OBJECTIVE: Quote from the first line below through the line that contains "0.01, 0, 0];", both included, and leave the pictures out.

SUPPLIED MATERIAL:
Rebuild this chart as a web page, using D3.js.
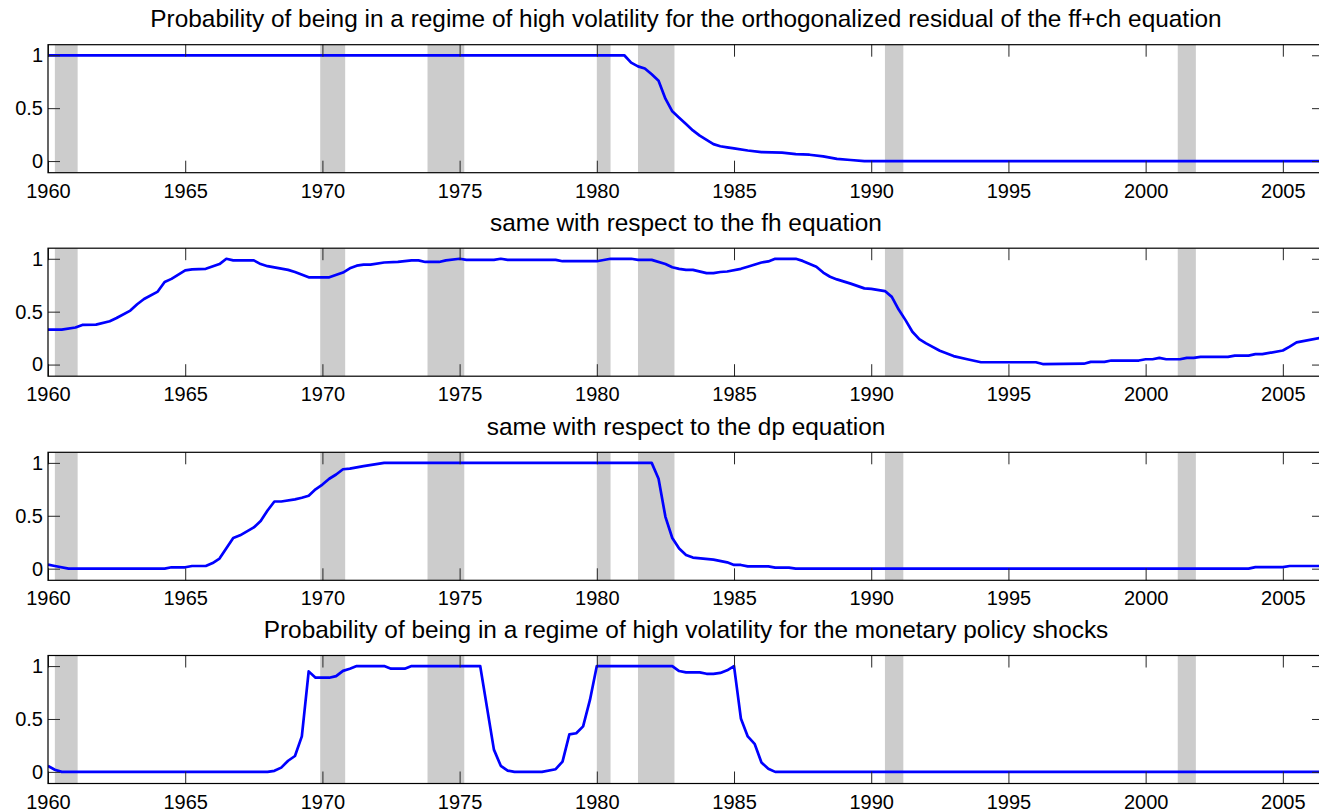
<!DOCTYPE html>
<html>
<head>
<meta charset="utf-8">
<script src="https://cdn.jsdelivr.net/npm/d3@7"></script>
<style>
body { margin: 0; background: #fff; }
text { font-family: "Liberation Sans", Arial, sans-serif; }
</style>
</head>
<body>
<div id="chart"></div>
<script>
// panel titles
var titles = [
  "Probability of being in a regime of high volatility for the orthogonalized residual of the ff+ch equation",
  "same with respect to the fh equation",
  "same with respect to the dp equation",
  "Probability of being in a regime of high volatility for the monetary policy shocks"
];

// NBER recessions (shaded)
var recStart = [1960.25, 1969.92, 1973.83, 1980.0, 1981.5, 1990.5, 2001.17];
var recEnd   = [1961.08, 1970.83, 1975.17, 1980.5, 1982.83, 1991.17, 2001.83];

var xTicks = [1960, 1965, 1970, 1975, 1980, 1985, 1990, 1995, 2000, 2005];
var yTicks = [0, 0.5, 1];

// ff+ch equation
var p1Years = [1960, 1981.0, 1981.25, 1981.5, 1981.75, 1982.0, 1982.25, 1982.5, 1982.75, 1983.0, 1983.25, 1983.5,
  1983.75, 1984.0, 1984.25, 1984.5, 1984.75, 1985.0, 1985.5, 1986.0, 1986.75, 1987.25, 1987.75, 1988.25, 1988.75,
  1989.25, 1989.75, 2006.5];
var p1Vals = [1, 1, 0.93, 0.895, 0.875, 0.82, 0.76, 0.59, 0.47, 0.41, 0.35, 0.29,
  0.24, 0.2, 0.16, 0.14, 0.13, 0.12, 0.10, 0.085, 0.08, 0.065, 0.06, 0.045, 0.02,
  0.01, 0, 0];

// fh equation
var p2Years = [1960.0, 1960.5, 1961.0, 1961.25, 1961.75, 1962.25, 1962.5, 1963.0, 1963.25, 1963.5, 1964.0, 1964.25,
  1964.5, 1965.0, 1965.25, 1965.75, 1966.25, 1966.5, 1966.75, 1967.5, 1967.75, 1968.0, 1968.75, 1969.0, 1969.5,
  1970.25, 1970.75, 1971.0, 1971.25, 1971.5, 1971.75, 1972.25, 1972.75, 1973.25, 1973.5, 1973.75, 1974.25, 1974.5,
  1975.0, 1975.25, 1976.25, 1976.5, 1976.75, 1978.5, 1978.75, 1980.0, 1980.5, 1981.25, 1981.5, 1982.0, 1982.5,
  1982.75, 1983.0, 1983.25, 1983.5, 1984.0, 1984.25, 1984.5, 1984.75, 1985.25, 1985.5, 1986.0, 1986.25, 1986.5,
  1987.25, 1987.5, 1988.0, 1988.25, 1988.5, 1988.75, 1989.25, 1989.75, 1990.0, 1990.5, 1990.75, 1991.0, 1991.25,
  1991.5, 1991.75, 1992.0, 1992.5, 1993.0, 1993.5, 1994.0, 1996.0, 1996.25, 1997.75, 1998.0, 1998.5, 1998.75,
  1999.75, 2000.0, 2000.25, 2000.5, 2000.75, 2001.25, 2001.5, 2001.75, 2002.0, 2003.0, 2003.25, 2003.75, 2004.0,
  2004.25, 2005.0, 2005.25, 2005.5, 2006.5];
var p2Vals = [0.33, 0.33, 0.35, 0.375, 0.378, 0.41, 0.44, 0.51, 0.57, 0.62, 0.69, 0.78,
  0.81, 0.89, 0.9, 0.905, 0.95, 1.0, 0.985, 0.985, 0.95, 0.93, 0.895, 0.875, 0.825,
  0.825, 0.87, 0.91, 0.935, 0.945, 0.945, 0.965, 0.97, 0.985, 0.985, 0.97, 0.97, 0.985,
  1.0, 0.99, 0.99, 1.0, 0.99, 0.99, 0.977, 0.977, 1.0, 1.0, 0.99, 0.99, 0.95,
  0.92, 0.905, 0.895, 0.895, 0.865, 0.865, 0.875, 0.88, 0.905, 0.925, 0.965, 0.975, 1.0,
  1.0, 0.98, 0.925, 0.87, 0.83, 0.805, 0.765, 0.72, 0.715, 0.695, 0.64, 0.52, 0.42,
  0.31, 0.24, 0.2, 0.13, 0.08, 0.05, 0.022, 0.022, 0.005, 0.008, 0.025, 0.025, 0.038,
  0.038, 0.05, 0.05, 0.063, 0.05, 0.05, 0.063, 0.063, 0.072, 0.072, 0.085, 0.085, 0.098,
  0.098, 0.133, 0.17, 0.21, 0.26];

// dp equation
var p3Years = [1960, 1960.25, 1960.75, 1964.25, 1964.5, 1965.0, 1965.25, 1965.75, 1966.0, 1966.25, 1966.75, 1967.0,
  1967.5, 1967.75, 1968.0, 1968.25, 1968.5, 1969.0, 1969.25, 1969.5, 1969.75, 1970.0, 1970.25, 1970.5, 1970.75,
  1971.0, 1971.5, 1972.25, 1982.0, 1982.25, 1982.5, 1982.75, 1983.0, 1983.25, 1983.5, 1984.25, 1984.75, 1985.0,
  1985.25, 1985.5, 1986.25, 1986.5, 1987.0, 1987.25, 2003.75, 2004.0, 2005.0, 2005.25, 2006.5];
var p3Vals = [0.038, 0.025, 0, 0, 0.013, 0.013, 0.025, 0.025, 0.053, 0.095, 0.29, 0.315,
  0.39, 0.45, 0.55, 0.635, 0.635, 0.655, 0.67, 0.69, 0.75, 0.795, 0.85, 0.89, 0.94,
  0.945, 0.97, 1.0, 1.0, 0.85, 0.49, 0.29, 0.19, 0.13, 0.105, 0.085, 0.06, 0.035,
  0.035, 0.022, 0.022, 0.01, 0.01, 0, 0, 0.015, 0.015, 0.025, 0.025];

// monetary policy shocks
var p4Years = [1960, 1960.25, 1960.5, 1968.0, 1968.25, 1968.5, 1968.75, 1969.0, 1969.25, 1969.5, 1969.75, 1970.25,
  1970.5, 1970.75, 1971.0, 1971.25, 1972.25, 1972.5, 1973.0, 1973.25, 1975.75, 1976.25, 1976.5, 1976.75, 1977.0,
  1978.0, 1978.5, 1978.75, 1979.0, 1979.25, 1979.5, 1979.75, 1980.0, 1982.75, 1983.0, 1983.25, 1983.75, 1984.0,
  1984.25, 1984.5, 1984.75, 1985.0, 1985.25, 1985.5, 1985.75, 1986.0, 1986.25, 1986.5, 2006.5];
var p4Vals = [0.057, 0.02, 0, 0, 0.01, 0.04, 0.105, 0.15, 0.335, 0.95, 0.89, 0.89,
  0.905, 0.955, 0.975, 1.0, 1.0, 0.975, 0.975, 1.0, 1.0, 0.21, 0.057, 0.012, 0,
  0, 0.025, 0.097, 0.355, 0.365, 0.43, 0.68, 1.0, 1.0, 0.953, 0.94, 0.94, 0.927,
  0.927, 0.935, 0.96, 1.0, 0.505, 0.335, 0.265, 0.088, 0.03, 0, 0];

var series = [[p1Years, p1Vals], [p2Years, p2Vals], [p3Years, p3Vals], [p4Years, p4Vals]];

var W = 1319, H = 812;
var left = 48, plotW = 1276, plotH = 128;
var tops = [44.7, 248.2, 452.3, 655.5];

var svg = d3.select("#chart").append("svg").attr("width", W).attr("height", H);

var x = d3.scaleLinear().domain([1960, 2006.5]).range([0, plotW]);
var y = d3.scaleLinear().domain([-0.11, 1.1]).range([plotH, 0]);

var line = d3.line()
  .x(function(d) { return x(d[0]); })
  .y(function(d) { return y(d[1]); });

series.forEach(function(s, i) {
  var g = svg.append("g").attr("transform", "translate(" + left + "," + tops[i] + ")");

  g.append("clipPath").attr("id", "clip" + i)
    .append("rect").attr("width", plotW).attr("height", plotH);

  var pts = s[0].map(function(yr, k) { return [yr, s[1][k]]; });

  var body = g.append("g").attr("clip-path", "url(#clip" + i + ")");
  body.selectAll("rect.rec")
    .data(recStart)
    .enter().append("rect")
    .attr("class", "rec")
    .attr("x", function(d) { return x(d); })
    .attr("width", function(d, k) { return x(recEnd[k]) - x(d); })
    .attr("y", 0)
    .attr("height", plotH)
    .attr("fill", "#cccccc");

  body.append("path")
    .datum(pts)
    .attr("fill", "none")
    .attr("stroke", "#0000ff")
    .attr("stroke-width", 2.7)
    .attr("stroke-linejoin", "round")
    .attr("d", line);

  // axes, MATLAB style: inward ticks on every side
  var xb = g.append("g").attr("transform", "translate(0," + plotH + ")")
    .call(d3.axisBottom(x).tickValues(xTicks).tickFormat(d3.format("d")).tickSizeInner(-12).tickSizeOuter(0).tickPadding(11));
  var xt = g.append("g")
    .call(d3.axisTop(x).tickValues(xTicks).tickFormat("").tickSizeInner(-12).tickSizeOuter(0));
  var yl = g.append("g")
    .call(d3.axisLeft(y).tickValues(yTicks).tickFormat(d3.format("")).tickSizeInner(-12).tickSizeOuter(0).tickPadding(5));
  var yr = g.append("g").attr("transform", "translate(" + plotW + ",0)")
    .call(d3.axisRight(y).tickValues(yTicks).tickFormat("").tickSizeInner(-12).tickSizeOuter(0));

  [xb, xt, yl, yr].forEach(function(a) {
    a.select(".domain").remove();
    a.selectAll("line").attr("stroke", "#262626");
    a.selectAll("text").attr("fill", "#000").style("font-size", "20px")
      .style("font-family", "'Liberation Sans', Arial, sans-serif");
  });

  g.append("rect")
    .attr("width", plotW).attr("height", plotH)
    .attr("fill", "none").attr("stroke", "#000").attr("stroke-width", 1.2);

  g.append("text")
    .attr("x", plotW / 2)
    .attr("y", -17.5)
    .attr("text-anchor", "middle")
    .style("font-size", "24.4px")
    .attr("fill", "#000")
    .text(titles[i]);
});
</script>
</body>
</html>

EXERCISE RESULT:
Rebuild this chart as a web page, using D3.js.
<!DOCTYPE html>
<html>
<head>
<meta charset="utf-8">
<script src="https://cdn.jsdelivr.net/npm/d3@7"></script>
<style>
body { margin: 0; background: #fff; }
text { font-family: "Liberation Sans", Arial, sans-serif; }
</style>
</head>
<body>
<div id="chart"></div>
<script>
// panel titles
var titles = [
  "Probability of being in a regime of high volatility for the orthogonalized residual of the ff+ch equation",
  "same with respect to the fh equation",
  "same with respect to the dp equation",
  "Probability of being in a regime of high volatility for the monetary policy shocks"
];

// NBER recessions (shaded)
var recStart = [1960.25, 1969.92, 1973.83, 1980.0, 1981.5, 1990.5, 2001.17];
var recEnd   = [1961.08, 1970.83, 1975.17, 1980.5, 1982.83, 1991.17, 2001.83];

var xTicks = [1960, 1965, 1970, 1975, 1980, 1985, 1990, 1995, 2000, 2005];
var yTicks = [0, 0.5, 1];

// ff+ch equation
var p1Years = [1960, 1981.0, 1981.25, 1981.5, 1981.75, 1982.0, 1982.25, 1982.5, 1982.75, 1983.0, 1983.25, 1983.5,
  1983.75, 1984.0, 1984.25, 1984.5, 1984.75, 1985.0, 1985.5, 1986.0, 1986.75, 1987.25, 1987.75, 1988.25, 1988.75,
  1989.25, 1989.75, 2006.5];
var p1Vals = [1, 1, 0.93, 0.895, 0.875, 0.82, 0.76, 0.59, 0.47, 0.41, 0.35, 0.29,
  0.24, 0.2, 0.16, 0.14, 0.13, 0.12, 0.10, 0.085, 0.08, 0.065, 0.06, 0.045, 0.02,
  0.01, 0, 0];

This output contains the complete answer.